B. М.: Нет, то, что потом кто-то из команды прошустрил как сумел, — это уже другое, это как бы другой проект. То, что Петя стал предпринимателем, — это проект Пети Авена.

A. К.: И Бори Федорова.

B. М.: Или Бори Федорова. Кого хочешь называй. Так вот, возвращаясь к теме политики. Я просто к чему это говорю? Оттого что мы занимали высокие посты, это не значит, что мы были политическими величинами…

П. А.: Но могли попытаться?

В. М.: Нет, я думаю, бесполезно.

П. А.: А почему Бальцерович в Польше стал политической фигурой? Почему Клаус стал в Чехии политической фигурой? Он стал президентом страны! Почему в Венгрии молодые экономисты стали значимыми фигурами?

В. М.: Я думаю, по нескольким причинам.
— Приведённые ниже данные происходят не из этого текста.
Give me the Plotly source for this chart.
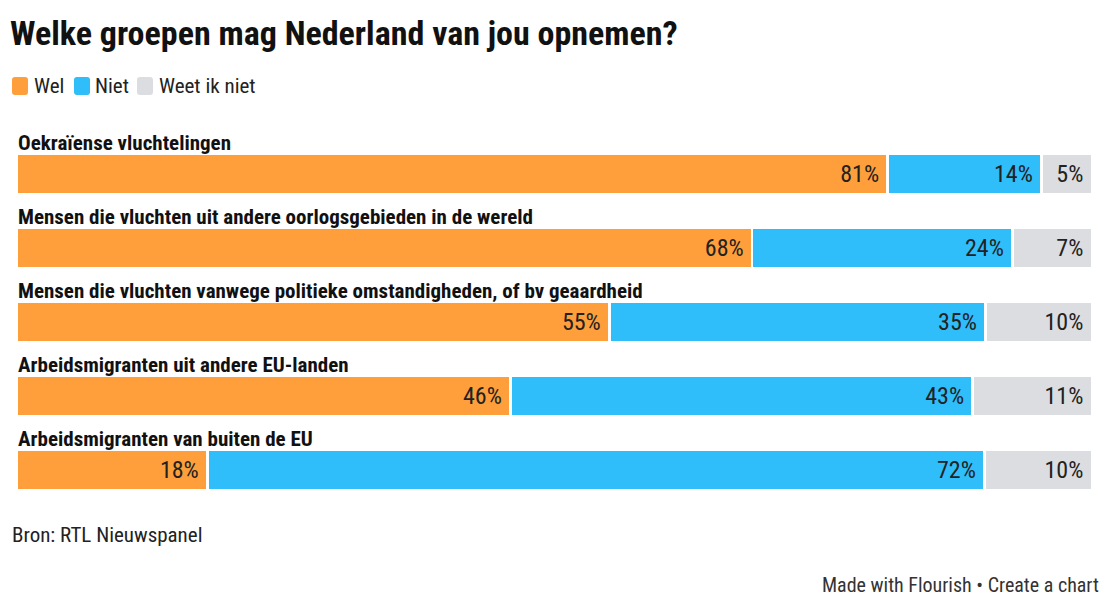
import plotly.graph_objects as go

categories = [
    "Oekraïense vluchtelingen",
    "Mensen die vluchten uit andere oorlogsgebieden in de wereld",
    "Mensen die vluchten vanwege politieke omstandigheden, of bv geaardheid",
    "Arbeidsmigranten uit andere EU-landen",
    "Arbeidsmigranten van buiten de EU",
]
series_names = ["Wel", "Niet", "Weet ik niet"]
wel = [81.0, 68.4, 55.1, 45.9, 17.7]
niet = [14.3, 24.2, 35.0, 43.0, 72.3]
weet = [4.7, 7.4, 9.9, 11.1, 10.0]
colors = ["#FF9F3B", "#2FBEFA", "#DCDDE1"]

FONT = "Roboto Condensed, Liberation Sans Narrow, DejaVu Sans Condensed, Roboto, sans-serif"
NBSP = "\u00a0"

# page offset of the plot div (body margin) and figure geometry
OFF = 8
W, H = 1110 - OFF, 609 - OFF
ML, MR, MT, MB = 17 - OFF, 18, 137 - OFF, 102
PW, PH = W - ML - MR, H - MT - MB


def px(X):
    return (X - OFF - ML) / PW


def py(Y):
    return (H - MB - (Y - OFF)) / PH


fig = go.Figure()
for name, vals, col in zip(series_names, [wel, niet, weet], colors):
    fig.add_trace(go.Bar(
        y=categories, x=vals, name=name, orientation="h",
        marker=dict(color=col, line=dict(color="white", width=2.5)),
        texttemplate="%{x:.0f}%" + NBSP, textposition="inside", insidetextanchor="end",
        textfont=dict(family=FONT, size=24, color="#222222"),
        constraintext="none",
        width=0.535, cliponaxis=False, showlegend=False,
    ))

for cat in categories:
    fig.add_annotation(
        x=0, y=cat, xref="x", yref="y", text="<b>" + cat + "</b>",
        showarrow=False, xanchor="left", yanchor="middle", yshift=31, xshift=-1,
        font=dict(family=FONT, size=21, color="#111111"),
    )

# legend drawn as rounded swatches + labels
swatch_x = [12, 74, 137]
label_x = [32, 93, 157]


def rounded(x0, y0, x1, y1, r=3):
    X0, X1 = px(x0), px(x1)
    Y0, Y1 = py(y0), py(y1)  # Y0 top (larger), Y1 bottom
    rx, ry = r / PW, r / PH
    return (f"M{X0+rx},{Y0} L{X1-rx},{Y0} Q{X1},{Y0} {X1},{Y0-ry} "
            f"L{X1},{Y1+ry} Q{X1},{Y1} {X1-rx},{Y1} L{X0+rx},{Y1} "
            f"Q{X0},{Y1} {X0},{Y1+ry} L{X0},{Y0-ry} Q{X0},{Y0} {X0+rx},{Y0} Z")


for name, col, sx, lx in zip(series_names, colors, swatch_x, label_x):
    fig.add_shape(type="path", xref="paper", yref="paper",
                  path=rounded(sx, 77, sx + 16, 95), fillcolor=col, line=dict(width=0))
    fig.add_annotation(x=px(lx), y=py(86), xref="paper", yref="paper", text=name,
                       showarrow=False, xanchor="left", yanchor="middle",
                       font=dict(family=FONT, size=21, color="#222222"))

fig.add_annotation(
    x=px(10), y=py(535), xref="paper", yref="paper", text="Bron: RTL Nieuwspanel",
    showarrow=False, xanchor="left", yanchor="middle",
    font=dict(family=FONT, size=21, color="#222222"),
)
fig.add_annotation(
    x=px(1101), y=py(585), xref="paper", yref="paper",
    text="Made with Flourish • Create a chart", showarrow=False,
    xanchor="right", yanchor="middle",
    font=dict(family=FONT, size=20, color="#333333"),
)

fig.update_layout(
    width=W, height=H,
    barmode="stack",
    paper_bgcolor="white", plot_bgcolor="white",
    margin=dict(l=ML, r=MR, t=MT, b=MB),
    title=dict(text="<b>Welke groepen mag Nederland van jou opnemen?</b>",
               xref="container", yref="container",
               x=(10 - OFF) / W, xanchor="left", y=1 - (33 - OFF) / H, yanchor="middle",
               font=dict(family=FONT, size=34, color="#111111")),
    xaxis=dict(range=[0, 100.01], visible=False, fixedrange=True),
    yaxis=dict(range=[len(categories) - 0.5, -0.5], visible=False, fixedrange=True),
    showlegend=False,
    font=dict(family=FONT),
)

fig.write_html("out.html")
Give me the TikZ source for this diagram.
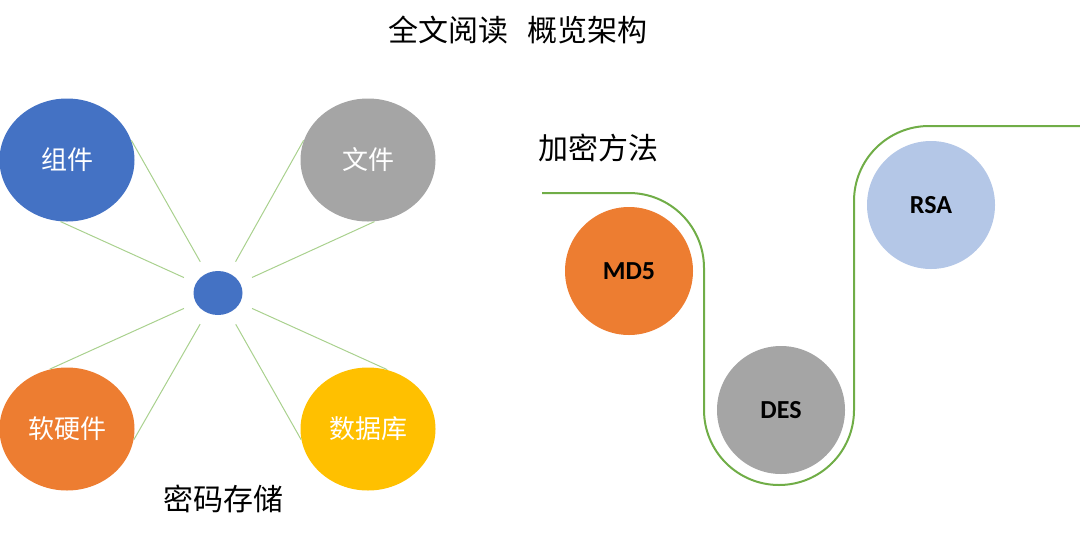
\documentclass[tikz,border=0pt]{standalone}
\usepackage{fontspec}
\setmainfont{Carlito}
\newfontfamily\cjk{Noto Sans CJK SC}
\usetikzlibrary{shapes.geometric}
\definecolor{OBlue}{HTML}{4472C4}
\definecolor{OGray}{HTML}{A5A5A5}
\definecolor{OOrange}{HTML}{ED7D31}
\definecolor{OYellow}{HTML}{FFC000}
\definecolor{OSky}{HTML}{B4C7E7}
\definecolor{OLeaf}{HTML}{A9D18E}
\definecolor{OGreen}{HTML}{70AD47}

\begin{document}
\begin{tikzpicture}[x=0.5pt,y=-0.5pt,
  bubble/.style={ellipse,minimum width=67.5pt,minimum height=61.5pt,inner sep=0pt,text=white,font=\cjk\fontsize{13}{15}\selectfont},
  algo/.style={circle,minimum size=64pt,inner sep=0pt,font=\bfseries\fontsize{13}{15}\selectfont},
  spoke/.style={draw=OLeaf,line width=0.5pt,shorten >=6.5pt},
  wave/.style={draw=OGreen,line width=1pt,rounded corners=37.5pt},
  head/.style={font=\cjk\fontsize{15}{18}\selectfont}]
\useasboundingbox (0,0) rectangle (1080,536);
\node[head] (title) at (518,30) {全文阅读\hspace{0.65em}概览架构};
% password storage
\node[ellipse,fill=OBlue,minimum width=24.5pt,minimum height=22pt,inner sep=0pt] (hub) at (218,293) {};
\node[bubble,fill=OBlue] (zj) at (67,160) {组件};
\node[bubble,fill=OGray] (wj) at (368,160) {文件};
\node[bubble,fill=OOrange] (rhj) at (67,429) {软硬件};
\node[bubble,fill=OYellow] (sjk) at (368,429) {数据库};
\node[head] (store) at (223,499) {密码存储};
\draw[spoke] (zj.17) -- (hub); \draw[spoke] (zj.-96) -- (hub);
\draw[spoke] (wj.163) -- (hub); \draw[spoke] (wj.-84) -- (hub);
\draw[spoke] (rhj.106) -- (hub); \draw[spoke] (rhj.-9) -- (hub);
\draw[spoke] (sjk.72) -- (hub); \draw[spoke] (sjk.189) -- (hub);
% encryption methods
\node[head] (crypt) at (598,148) {加密方法};
\draw[wave] (542,193) -- (704,193) -- (704,485) -- (854,485) -- (854,126) -- (1080,126);
\node[algo,fill=OOrange] (md5) at (629,271) {MD5};
\node[algo,fill=OGray] (des) at (781,410) {DES};
\node[algo,fill=OSky] (rsa) at (931,205) {RSA};
\end{tikzpicture}
\end{document}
Скажем, если бы мы делали реформу в небольшой стране, которая вырвалась из пут Большого Брата, например в Грузии, мы бы стали национальной элитой. Вот на территории СНГ практически в любой республике мы стали бы уважаемой элитой.

П. А.: Мы не были национальной, народной силой, ты это хочешь сказать?

В. М.: Мы были как в Гражданскую войну буржуазные специалисты, военные спецы, как хочешь нас называй, да. Некая группа чужаков, которую народная власть вынуждена некоторое время терпеть рядом с собой.

A. К.: А Лобов с Полтораниным были вроде комиссаров? Шаг влево, шаг вправо…

B. М.: Комиссаров было значительно больше. Вы даже не подозреваете, сколько их было. Думаю, что каждый наш шаг очень серьезно анализировался. Даже в ближайшем известном нам окружении. Тот же Шахрай из государственно-правового управления администрации президента. В государственно-правовом управлении проверяли, я так понимаю, каждую бумажку.

Я нормально отношусь к Шахраю, он тоже что-то хотел и пытался делать, только он был контролер по отношению к нам. Вице-премьером он стал уже потом. А первый отрезочек он жестко стоял напротив.

Помнишь нашу первую структуру правительства? Сколько под Руцким было контрольных структур! Там на каждый чих было по контролеру!

A. К.: Руцкого с его знаменитыми чемоданами компромата я еще застал. Он весь 1993 год нам всем голову морочил. Кошмарил: «Вот я вас всех посажу».

B. М.: В 1992-м еще не было этих его чемоданов, но уже было просто под каждого из нас, по сути, по контрольной структуре.